TASK GOAL ->
Copy out each line containing "this" from the entries below.

LISTED ENTRIES ->
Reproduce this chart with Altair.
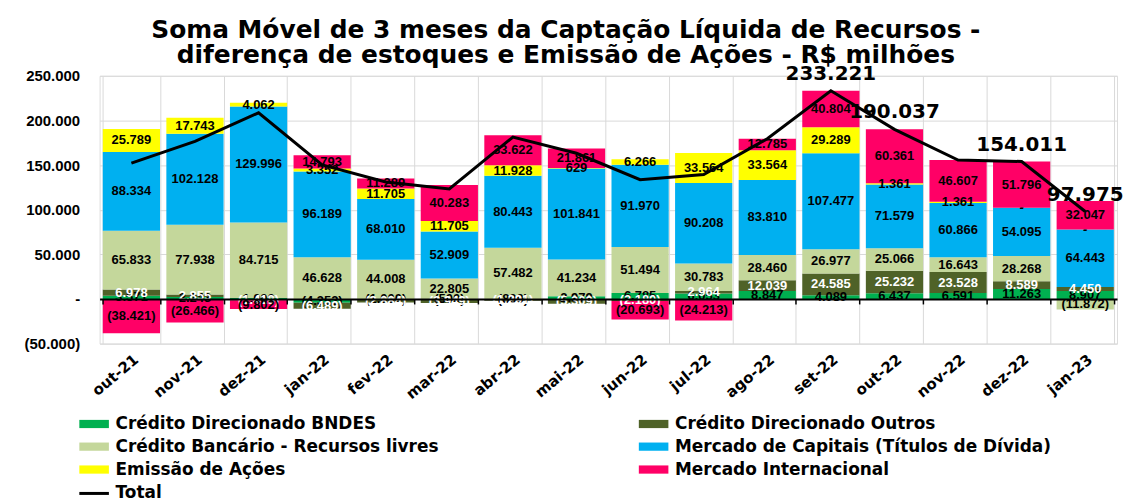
import altair as alt
import pandas as pd

months = ["out-21", "nov-21", "dez-21", "jan-22", "fev-22", "mar-22", "abr-22", "mai-22",
          "jun-22", "jul-22", "ago-22", "set-22", "out-22", "nov-22", "dez-22", "jan-23"]

series_names = [
    "Crédito Direcionado  BNDES",
    "Crédito Direcionado Outros",
    "Crédito Bancário - Recursos livres",
    "Mercado de Capitais (Títulos de Dívida)",
    "Emissão de Ações",
    "Mercado Internacional",
]
series_colors = ["#00B050", "#4F6228", "#C4D79B", "#00B0F0", "#FFFF00", "#FF0066"]

bndes = [3571, 2243, 1000, -4352, -1000, -500, -800, 2979, 6785, 6053, 8847, 4089, 6437, 6591, 11263, 8907]
outros = [6978, 2855, -1418, -6489, -2884, -3949, -1291, -5309, -2180, 2964, 12039, 24585, 25232, 23528, 8589, 4450]
livres = [65833, 77938, 84715, 46628, 44008, 22805, 57482, 41234, 51494, 30783, 28460, 26977, 25066, 16643, 28268, -11872]
capitais = [88334, 102128, 129996, 96189, 68010, 52909, 80443, 101841, 91970, 90208, 83810, 107477, 71579, 60866, 54095, 64443]
acoes = [25789, 17743, 4062, 3352, 11705, 11705, 11928, 629, 6266, 33564, 33564, 29289, 1361, 1361, 0, 0]
internacional = [-38421, -26466, -9802, 14793, 11289, 40283, 33622, 21861, -20693, -24213, 12785, 40804, 60361, 46607, 51796, 32047]

total_label_months = ["set-22", "out-22", "dez-22", "jan-23"]
total_label_texts = ["233.221", "190.037", "154.011", "97.975"]

all_series = [bndes, outros, livres, capitais, acoes, internacional]


def fmt(v):
    if v == 0:
        return "-"
    s = f"{abs(v):,}".replace(",", ".")
    return f"({s})" if v < 0 else s


rows = []
for i, m in enumerate(months):
    pos, neg = 0, 0
    for k, (name, vals) in enumerate(zip(series_names, all_series)):
        v = vals[i]
        if v >= 0:
            y0, y1 = pos, pos + v
            pos += v
        else:
            y0, y1 = neg, neg + v
            neg += v
        rows.append(dict(month=m, series=name, order=k, value=v, y0=y0, y1=y1,
                         mid=(y0 + y1) / 2, label=fmt(v)))
seg = pd.DataFrame(rows)

tot_label_map = dict(zip(total_label_months, total_label_texts))
tot = pd.DataFrame({
    "month": months,
    "total": [sum(s[i] for s in all_series) for i in range(len(months))],
    "serie": ["Total"] * len(months),
    "tlabel": [tot_label_map.get(m, "") for m in months],
})

FONT = "Liberation Sans"
WIDE = "DejaVu Sans"
W, H = 1022, 269

# legend entries laid out column by column (3 rows x 2 columns)
legend_order = [series_names[0], series_names[2], series_names[4],
                series_names[1], series_names[3], series_names[5]]

yscale = alt.Scale(domain=[-50000, 250000], nice=False)
xscale = alt.Scale(paddingInner=0.1, paddingOuter=0.05)

yaxis = alt.Axis(
    values=[-50000, 0, 50000, 100000, 150000, 200000, 250000],
    labelExpr="datum.value == 0 ? '-' : (datum.value < 0 ? '(' + replace(format(-datum.value, ','), ',', '.') + ')' : replace(format(datum.value, ','), ',', '.'))",
    labelFont=FONT, labelFontSize=15, labelFontWeight="bold", labelColor="black",
    labelPadding=20, minExtent=92, domain=False, ticks=False,
    grid=True, gridColor="#D9D9D9", gridWidth=1, title=None,
)

xaxis_labels = alt.Axis(
    orient="bottom", labelAngle=-40, labelFont=WIDE, labelFontSize=15,
    labelFontWeight="bold", labelColor="black", labelPadding=8,
    domain=False, ticks=False, grid=True, gridColor="#D9D9D9", gridWidth=1,
    tickBand="extent", title=None,
)

xaxis_zero = alt.Axis(
    orient="bottom", offset=-H * 50000 / 300000, labels=False, domain=True,
    domainColor="black", domainWidth=2, ticks=True, tickColor="black",
    tickSize=5, tickWidth=1.5, tickBand="extent", grid=False, title=None, zindex=1,
)

bars = alt.Chart(seg).mark_bar().encode(
    x=alt.X("month:N", sort=months, scale=xscale, axis=xaxis_labels),
    y=alt.Y("y0:Q", scale=yscale, axis=yaxis),
    y2="y1:Q",
    color=alt.Color(
        "series:N",
        scale=alt.Scale(domain=series_names, range=series_colors),
        legend=alt.Legend(
            orient="none", legendX=-14, legendY=341, columns=2, columnPadding=200,
            rowPadding=5, title=None, values=legend_order,
            symbolType="M-2.7,-0.75H2.7V0.75H-2.7Z",
            symbolSize=121, symbolStrokeWidth=0, labelFont=WIDE, labelFontSize=17,
            labelFontWeight="bold", labelColor="black", labelLimit=600, labelOffset=13,
        ),
    ),
)

seg_labels = alt.Chart(seg).mark_text(font=FONT, fontSize=13, fontWeight="bold").encode(
    x=alt.X("month:N", sort=months, axis=None),
    y=alt.Y("mid:Q"),
    text="label:N",
    color=alt.condition(alt.datum.series == "Crédito Direcionado Outros",
                        alt.value("white"), alt.value("black")),
)

line = alt.Chart(tot).mark_line(strokeWidth=3).encode(
    x=alt.X("month:N", sort=months, axis=xaxis_zero),
    y=alt.Y("total:Q"),
    stroke=alt.Stroke(
        "serie:N",
        scale=alt.Scale(domain=["Total"], range=["black"]),
        legend=alt.Legend(
            orient="none", legendX=-14, legendY=411, title=None,
            symbolType="M-2.7,0L2.7,0", symbolSize=121, symbolStrokeWidth=3,
            symbolFillColor="transparent", labelFont=WIDE, labelFontSize=17,
            labelFontWeight="bold", labelColor="black", labelOffset=13,
        ),
    ),
)

tot_labels = alt.Chart(tot).mark_text(
    font=WIDE, fontSize=20, fontWeight="bold", dy=-17, color="black"
).encode(
    x=alt.X("month:N", sort=months, axis=None),
    y=alt.Y("total:Q"),
    text="tlabel:N",
)

chart = alt.layer(bars, seg_labels, line, tot_labels).resolve_axis(
    x="independent"
).properties(
    width=W, height=H,
    padding={"left": 0, "top": 9, "right": 0, "bottom": 0},
    title=alt.TitleParams(
        text=["Soma Móvel de 3 meses da Captação Líquida de Recursos -",
              "diferença de estoques e Emissão de Ações - R$ milhões"],
        font=WIDE, fontSize=25, fontWeight="bold", color="black",
        anchor="middle", frame="bounds", lineHeight=25, offset=-4,
    ),
).configure_view(stroke=None).configure(background="white")

chart.save("out.html", embed_options={"renderer": "svg", "actions": False})
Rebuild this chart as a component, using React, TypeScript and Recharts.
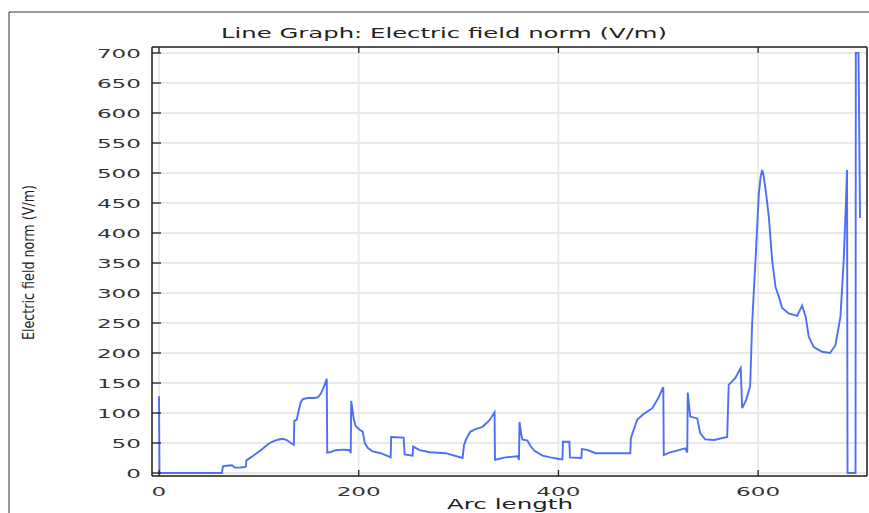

ANSWER TO THE TASK ->
Reproduce this chart with Altair.
Rebuild this chart as a component, using React, TypeScript and Recharts.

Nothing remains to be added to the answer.